I wonder if this is what he sleeps in or if he threw on the shirt to be modest. I picture him in his bed, wearing only his boxer shorts, his strong arms wrapped around a pillow.

And then I picture myself there instead of the pillow.

My face flushes. I don’t know why my thoughts are wandering in this direction.

I rip my eyes away from his underwear and look down at my feet instead. “Why’d you let me fall asleep?”

He shrugs. “You were tired and you looked cozy. I didn’t want to wake you.”

“Now I’m tired and embarrassed.” I yawn. “I should go.” I stand up and start to head for my shoes.

“You don’t have to go,” he says. I stop and look up at him. He clears his throat. “I mean, it’s the middle of the night. It’s dark out and you’re tired. You should get a few more hours of sleep and leave in the morning.”

I know that he’s right. I probably shouldn’t drive when I’m this tired. I look back down at the couch. It looks inviting.

“You can take my bed,” he says. “I’ll sleep out here.”

“What? No. I’m not kicking you out of your own bed. I’ll sleep on the couch.”

“Really, I don’t mind. Take the bed.” He gestures to the hallway where he came from.

“Nonsense. I’ll take the couch.”

I step toward the couch, but before I can lie down, Oliver leans over and grabs the blanket and pillow I was using. I stop and frown at him.

“You won’t be very comfortable without these,” he says.

“Seriously?”

He nods. I grab the blanket to pull it away from him, but he doesn’t let go.

I tug on it, but he’s stronger than me, and I only succeed at tugging myself closer to him.

He pulls the blanket back with a little more force than I anticipate.

I stumble forward and bump against his chest. I stop pulling for a moment and so does he.

I can’t bring myself to look up at his face, so my eyes settle on his chest. I can see the subtle thump of his heart through his shirt.

Time seems to stop for a moment. If it weren’t for his visible heartbeat and my racing thoughts, I might think that we’ve found a glitch in the universe and time has frozen altogether.

I watch the steady beat for a moment, and then I tighten my grip on the blanket and pull as hard as I can.

He isn’t expecting it this time, and I get the blanket away from him.

I laugh at him and do a little victory twirl, swinging the blanket over my head. He watches me, an amused smile on his face.

When I stop, he takes a slow step toward me. There’s something about the way he moves that keeps me from fighting him when he takes the blanket away from me this time. My own heartrate kicks up a notch. I wonder if he can see it.

“Priscilla,” he says. His tone of voice has changed, too. I’m not sure what it is, but it makes me feel inclined to do whatever it is that he asks of me. “Go to my room.”

I nod. I try to say, “Okay,” but I can’t seem to find my voice and it comes out in a whisper.

I leave him behind in the living room and head to his bedroom. When I get there, I wait a minute before I close the door behind myself. His bed is unmade, which makes sense because he was just sleeping in it. I turn off the light and climb under his covers. The pillows smell like him.

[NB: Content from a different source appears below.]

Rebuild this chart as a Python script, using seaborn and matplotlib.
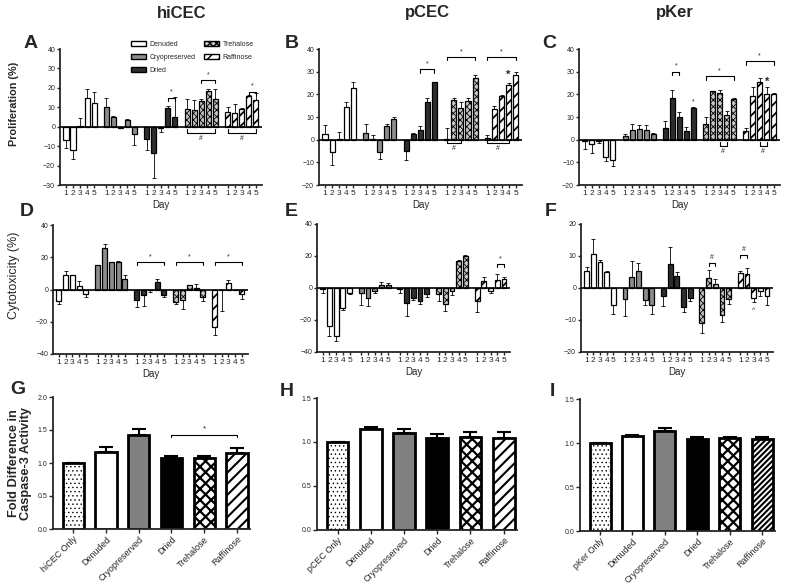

I close my eyes and breathe in his scent.

I must be half asleep and delirious. He must have toxic fumes spewing through the vents in his house, messing with my brain and giving me thoughts I would never have if I were in my right mind.

It’s the only logical explanation, because the last thought I have before I fall asleep is that I wish he had followed me in here.